BELLE PLAINE, Kan. (KSNW) — Rayna Neises was only 16 when her 53-year-old mother Freddie was diagnosed with Alzheimer’s.

Courtesy: Rayna Neises

“By the time I was off to college, there was no phone calls, there was no conversations,” Neises recalls. “Really, she was able to just kind of answer yes or no.”

She calls her mother a “homebody” – enjoying the simple pleasures of music, her dog and family all within the walls of her home. One of Freddie’s coping mechanisms was to leave small notes around the house, reminding her to pick up Raina from an activity or where her daughter’s next ball game would be.

Freddie was nonverbal in her 12-year battle with the disease before her death. The family determined the best place for her to live out her days was in the home with the help of her husband Robert and family.

Robert played for the Brooklyn Dodgers early in life and retired from his position as CFO of Folgers Coffee to take care of his wife.

Seven years after his wife passed, Robert began noticing some struggles with his mind. Neises, who was in business with her father at the time, remembers him calling with worries he was not remembering things as well as he should.

Courtesy: Rayna Neises

“And for him, I think it was his problem-solving. My dad was sharp, He always was able to figure those things out pretty quickly. And I think he felt that change in himself,” Neises said.

Alzheimer’s is not just having issues with memory. For Robert, it was determined he had mild cognitive impairment.

Honoring his interests and the person he is, was integral to Neises’ care for her father as his mind faltered.

“Within two years (before) his passing, he was playing volleyball three times a week, we were going to the gym two times a week, within a month before he passed away. We were playing ping pong. So not everybody can do those things. But that was my dad’s wheelhouse,” Neises said.

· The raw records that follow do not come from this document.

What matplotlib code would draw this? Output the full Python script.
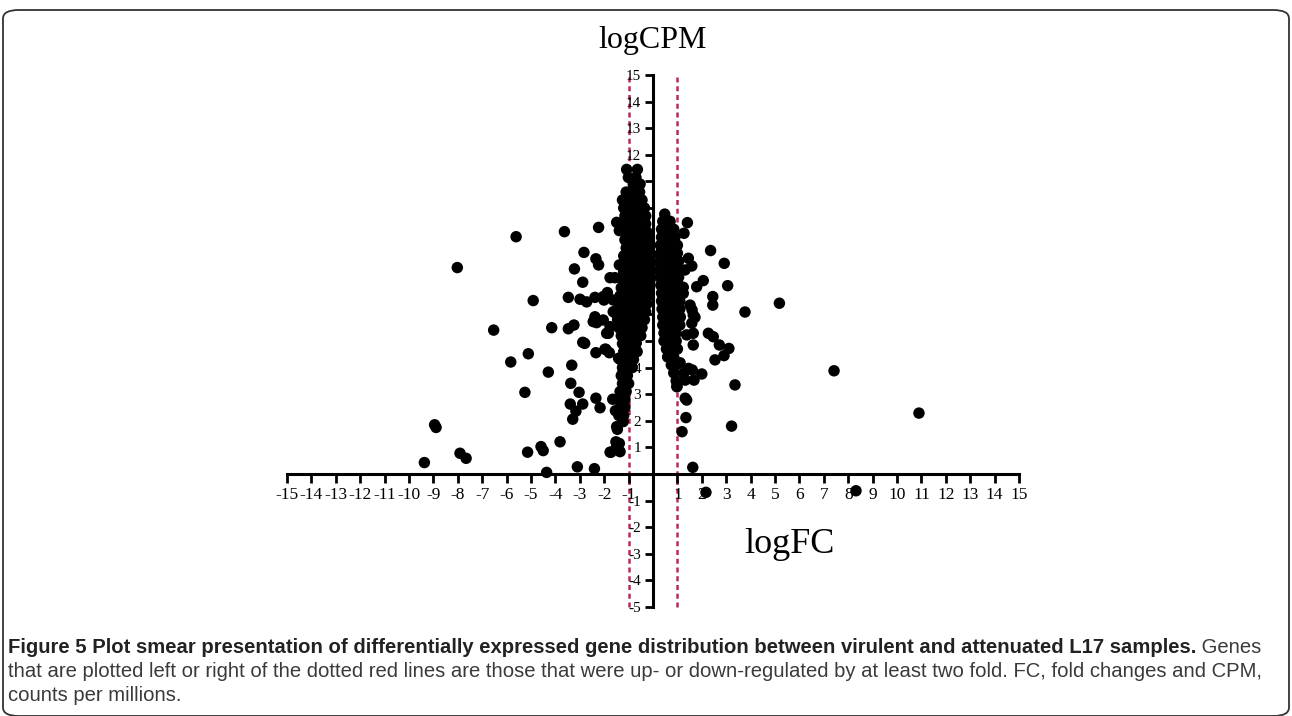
import matplotlib
matplotlib.use("Agg")
import matplotlib.pyplot as plt
from matplotlib.patches import FancyBboxPatch

plt.rcParams['axes.unicode_minus'] = False

# --- scattered genes (logFC, logCPM) ---
left_x = [-5.61, -8.02, -3.63, -2.23, -1.49, -2.83, -2.34, -2.23, -3.22, -2.88,
          -1.76, -1.56, -3.47, -4.91, -2.99, -2.72, -2.38, -2.01, -1.87, -6.53,
          -4.15, -3.47, -3.24, -2.38, -2.31, -2.45, -1.76, -1.83, -1.63, -2.88,
          -2.80, -2.34, -1.93, -1.79, -1.41, -5.11, -5.83, -4.29, -3.33, -3.37,
          -3.03, -5.25, -3.39, -2.88, -3.16, -3.29, -2.34, -2.17, -1.65, -1.54,
          -1.46, -1.52, -1.72, -8.89, -8.95, -7.91, -7.66, -9.37, -5.14, -4.59,
          -4.50, -3.81, -4.36, -3.10, -2.40, -1.38, -1.38, -2.04, -1.63, -1.52,
          -2.38, -2.04, -1.90, -1.35, -1.22, -1.22, -1.49, -1.38, -1.28, -1.22,
          -1.11, -1.97, -1.76, -1.49, -1.35]
left_y = [8.92, 7.76, 9.11, 9.27, 9.46, 8.33, 8.09, 7.86, 7.71, 7.21,
          7.38, 7.38, 6.64, 6.52, 6.57, 6.47, 6.64, 6.54, 6.82, 5.41,
          5.50, 5.46, 5.60, 5.91, 5.69, 5.73, 5.54, 5.29, 6.10, 4.95,
          4.91, 4.56, 4.69, 4.56, 4.35, 4.52, 4.21, 3.83, 4.09, 3.41,
          3.07, 3.07, 2.63, 2.63, 2.36, 2.06, 2.85, 2.49, 2.81, 2.38,
          1.68, 1.21, 0.82, 1.75, 1.85, 0.78, 0.59, 0.43, 0.82, 1.03,
          0.88, 1.21, 0.06, 0.27, 0.20, 7.86, 9.15, 6.67, 6.54, 6.04,
          5.79, 5.79, 5.29, 4.31, 3.85, 1.97, 1.78, 1.15, 2.28, 2.97,
          3.35, 4.69, 0.82, 1.03, 0.84]

right_x = [1.41, 1.27, 2.36, 2.92, 2.06, 1.79, 3.06, 2.45, 2.45, 5.18,
           3.77, 1.52, 1.65, 1.72, 2.27, 2.47, 2.72, 3.11, 2.91, 2.54,
           1.61, 2.00, 1.68, 3.36, 7.42, 1.38, 1.35, 1.19, 3.22, 1.63,
           1.38, 1.65, 1.65, 1.27, 1.11, 1.59, 1.45, 1.59, 1.31, 1.24,
           1.24, 1.60, 1.46, 1.32, 0.98, 1.32, 10.90, 2.17, 8.32]
right_y = [9.45, 9.05, 8.40, 7.92, 7.27, 7.04, 7.08, 6.67, 6.35, 6.42,
           6.09, 6.35, 5.98, 5.89, 5.29, 5.16, 4.85, 4.72, 4.45, 4.29,
           3.91, 3.76, 3.53, 3.35, 3.88, 2.78, 2.12, 1.59, 1.80, 0.25,
           5.23, 5.29, 4.85, 3.79, 4.18, 5.67, 8.11, 7.82, 7.67, 7.02,
           6.79, 6.17, 3.97, 3.53, 3.28, 2.85, 2.29, -0.69, -0.63]

# --- the two dense columns near logFC = 0, row by row (logCPM: logFC values) ---
left_dense = {
    11.45: [-1.08, -0.64], 11.15: [-1.01, -0.70], 10.9: [-0.81, -0.53],
    10.6: [-1.10, -0.85, -0.55], 10.3: [-1.25, -1.00, -0.70, -0.45],
    10.0: [-1.20, -0.95, -0.65, -0.35], 9.7: [-1.15, -0.90, -0.60, -0.30],
    9.4: [-1.20, -0.95, -0.65, -0.30], 9.1: [-1.10, -0.85, -0.55, -0.25],
    8.8: [-1.15, -0.90, -0.60, -0.30, -0.15], 8.5: [-1.10, -0.85, -0.55, -0.25, -0.15],
    8.2: [-1.20, -0.95, -0.65, -0.35, -0.10], 7.9: [-1.15, -0.90, -0.60, -0.30, -0.10],
    7.6: [-1.20, -0.95, -0.65, -0.35, -0.10], 7.3: [-1.25, -1.00, -0.70, -0.40, -0.12],
    7.0: [-1.30, -1.05, -0.75, -0.45, -0.15], 6.7: [-1.35, -1.10, -0.80, -0.50, -0.20],
    6.4: [-1.40, -1.15, -0.85, -0.55, -0.25], 6.1: [-1.50, -1.20, -0.90, -0.60, -0.30],
    5.8: [-1.45, -1.15, -0.85, -0.55, -0.35], 5.5: [-1.40, -1.10, -0.80, -0.45],
    5.2: [-1.30, -1.05, -0.75, -0.50], 4.9: [-1.25, -1.00, -0.70],
    4.6: [-1.20, -0.95, -0.65], 4.3: [-1.30, -1.05, -0.80], 4.0: [-1.25, -1.00, -0.85],
    3.7: [-1.30, -1.05], 3.4: [-1.25, -1.00], 3.1: [-1.35, -1.10],
    2.8: [-1.40, -1.15], 2.5: [-1.35, -1.15], 2.2: [-1.40, -1.20],
}
right_dense = {
    9.77: [0.48], 9.5: [0.40, 0.70], 9.2: [0.35, 0.60, 0.85], 8.9: [0.35, 0.60, 0.90],
    8.6: [0.30, 0.55, 0.80, 1.00], 8.3: [0.30, 0.55, 0.80, 1.00],
    8.0: [0.30, 0.55, 0.80, 1.05], 7.7: [0.30, 0.55, 0.80, 1.05],
    7.4: [0.30, 0.55, 0.80, 1.05], 7.1: [0.32, 0.57, 0.82, 1.05],
    6.8: [0.35, 0.60, 0.85, 1.10], 6.5: [0.35, 0.60, 0.85, 1.10],
    6.2: [0.37, 0.62, 0.87, 1.10], 5.9: [0.40, 0.65, 0.90, 1.12],
    5.6: [0.40, 0.65, 0.90, 1.10], 5.3: [0.45, 0.70, 0.95], 5.0: [0.45, 0.70, 0.95],
    4.7: [0.55, 0.80, 1.00], 4.4: [0.60, 0.85], 4.1: [0.75, 0.95],
    3.8: [0.85], 3.5: [0.95], 3.3: [0.98],
}

x_ticks = [i for i in range(-15, 16) if i != 0]
y_ticks = [i for i in range(-5, 16) if i != 0]
fc_cutoff = [-1, 1]

fig = plt.figure(figsize=(12.92, 7.16), dpi=100)
ax = fig.add_axes([0, 0, 1, 1])
ax.patch.set_visible(False)

# pixel mapping of the original: x0 = 653px, 24.4 px/unit ; y0 = 474px, 26.6 px/unit
ax.set_xlim(-653 / 24.4, (1292 - 653) / 24.4)
ax.set_ylim((474 - 716) / 26.6, 474 / 26.6)

for c in fc_cutoff:
    ax.plot([c, c], [-5, 15], color='#c2245f', lw=1.8, ls=(0, (2.0, 1.5)), zorder=1)

dx = [x for row in left_dense.values() for x in row] + [x for row in right_dense.values() for x in row]
dy = [y for y, row in left_dense.items() for _ in row] + [y for y, row in right_dense.items() for _ in row]
ax.scatter(left_x + right_x + dx, left_y + right_y + dy, s=68, color='black',
           edgecolors='none', zorder=3)

for side in ('top', 'right'):
    ax.spines[side].set_visible(False)
ax.spines['left'].set_position(('data', 0))
ax.spines['bottom'].set_position(('data', 0))
ax.spines['left'].set_bounds(-5, 15)
ax.spines['bottom'].set_bounds(-15, 15)
for s in ('left', 'bottom'):
    ax.spines[s].set_linewidth(2.2)
    ax.spines[s].set_zorder(2)

ax.set_xticks(x_ticks)
ax.set_xticklabels([str(t) for t in x_ticks], family='Liberation Serif', fontsize=12.5)
ax.set_yticks(y_ticks)
ax.set_yticklabels([str(t) for t in y_ticks], family='Liberation Serif', fontsize=11)
ax.tick_params(axis='x', direction='out', length=6.5, width=2, pad=3)
ax.tick_params(axis='y', direction='out', length=5.5, width=2, pad=3)

ax.text(0, 16.3, 'logCPM', ha='center', va='center', family='Liberation Serif', fontsize=23)
ax.text(5.6, -2.65, 'logFC', ha='center', va='center', family='Liberation Serif', fontsize=26)

# frame round the whole figure
box = FancyBboxPatch((3 / 1292, 0.0), 1286 / 1292, 706 / 716,
                     boxstyle='round,pad=0,rounding_size=0.012',
                     transform=fig.transFigure, fill=False, ec='#333333', lw=1.3)
fig.patches.append(box)

# caption
cap_font = ['Liberation Sans Narrow', 'Liberation Sans']
bold_part = ('Figure 5 Plot smear presentation of differentially expressed gene '
             'distribution between virulent and attenuated L17 samples.')
line1_rest = ' Genes'
line2 = ('that are plotted left or right of the dotted red lines are those that were '
         'up- or down-regulated by at least two fold. FC, fold changes and CPM,')
line3 = 'counts per millions.'

renderer = fig.canvas.get_renderer()
x_left = 8 / 1292
t2 = fig.text(x_left, 1 - 677 / 716, line2, family=cap_font, fontsize=12, color='#3a3a3a')
w2 = t2.get_window_extent(renderer).width
fs = 12 * 1254 / w2
t2.set_fontsize(fs)
fig.text(x_left, 1 - 701 / 716, line3, family=cap_font, fontsize=fs, color='#3a3a3a')

t1 = fig.text(x_left, 1 - 653 / 716, bold_part, family=cap_font, fontsize=fs,
              weight='bold', color='#222222')
w1 = t1.get_window_extent(renderer).width
fig.text(x_left + w1 / 1292, 1 - 653 / 716, line1_rest, family=cap_font, fontsize=fs,
         color='#3a3a3a')

fig.savefig('out.png', dpi=100)
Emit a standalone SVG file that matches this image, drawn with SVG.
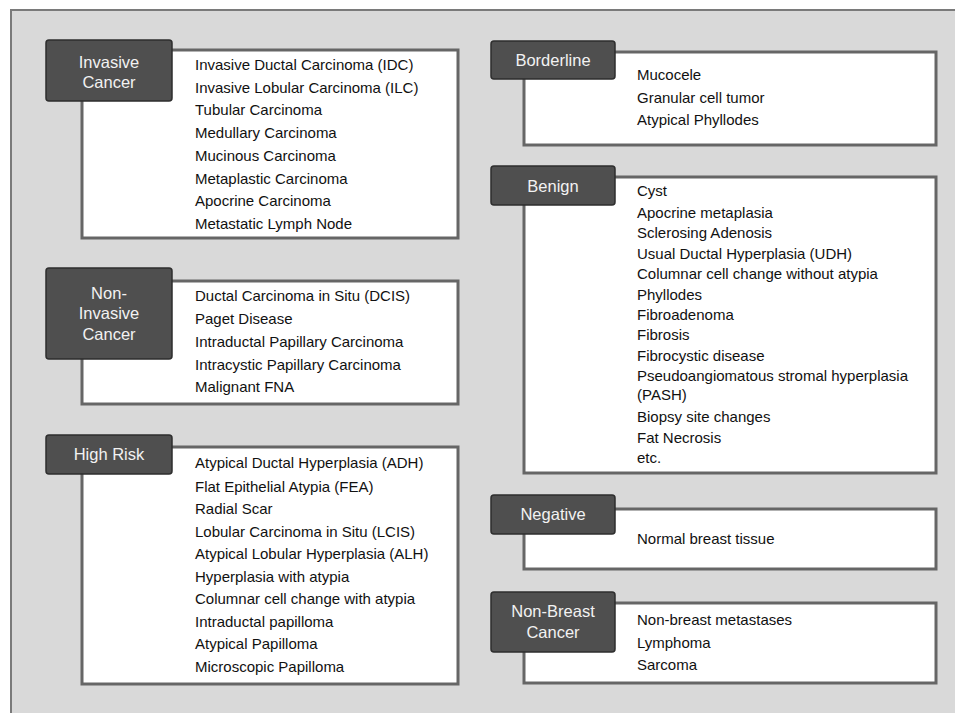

Robert lived four years with the disease before he died. During the final years, his daughters cared for him, honoring his request to let him stay at home.

Neises commuted weekly from south of Belle Plaine up to Kansas City and stayed with him Wednesday through Sunday for two and a half years, sharing duties each week with her sister.

“As a caregiver, it’s so important to remember, I’m always his daughter. I’m never his mother, I’m always to honor him as my dad and honor her as my mom,” Neises said.

Neises and her family utilized the support group services of the Alzheimer’s Association. Robert was a volunteer even as he cared for his wife. The family participated in the Alzheimer’s Walk as a family for 23 years. In addition, Neises volunteers as a community educator.

Courtesy: Rayna Neises

In her role as a community educator and now an author of a book about caregiving, ‘No Regrets: Hope for your caregiving season,’ Neises emphasizes the importance of joining your loved one where they are at mentally.

“When we really understand what’s happening in the brain, those nerve cells are dying, those brain cells are dying, the brain is shrinking, the ability for them to access the information is gone. It’s not because they’re being difficult, it’s because they truly can’t understand,” Neises said.

For Neises, her mother spoke gibberish during her bout with the disease. So Neises said she would just smile, turn on music or sing a song.

“Finding ways to honor who they are as a person will make all of your journey better, because it will give you memories and opportunities to just stay in the moment and have fun. Always remembering who they are is the most important thing,” Neises said.

The Alzheimer’s Association Central & Western Kansas Chapter is located in Wichita and features a 24/7 helpline: 800-272-3900.

(Courtesy Alzheimer’s Association)
(Courtesy Alzheimer’s Association)

On Monday, the FDA made history by approving Aducanumab, the first drug approved for Alzheimer’s patients in 17 years.

The decision came with some controversy, as some independent advisers say the drug has not been shown to help slow the brain-destroying disease. The treatment is a monthly IV for those with the early stages of the disease that removes sticky deposits of a protein from the brains of Alzheimer’s patients.

The treatment is not a cure, and does not reverse progression of the disease, rather it aims to slow the progression of the disease.

KSN asked an expert from the Kansas State University Center on Aging about her reaction to the ruling. Dr. Erin Yelland says despite the drug being controversaial, this is an “astounding” breakthrough for patients because it fights the disease instead of the symptoms.

Her statement said, in part, For the roughly 30 million people globally who suffer from Alzheimer’s, and the millions more who care for them, this is a new glimmer of hope on the horizon.”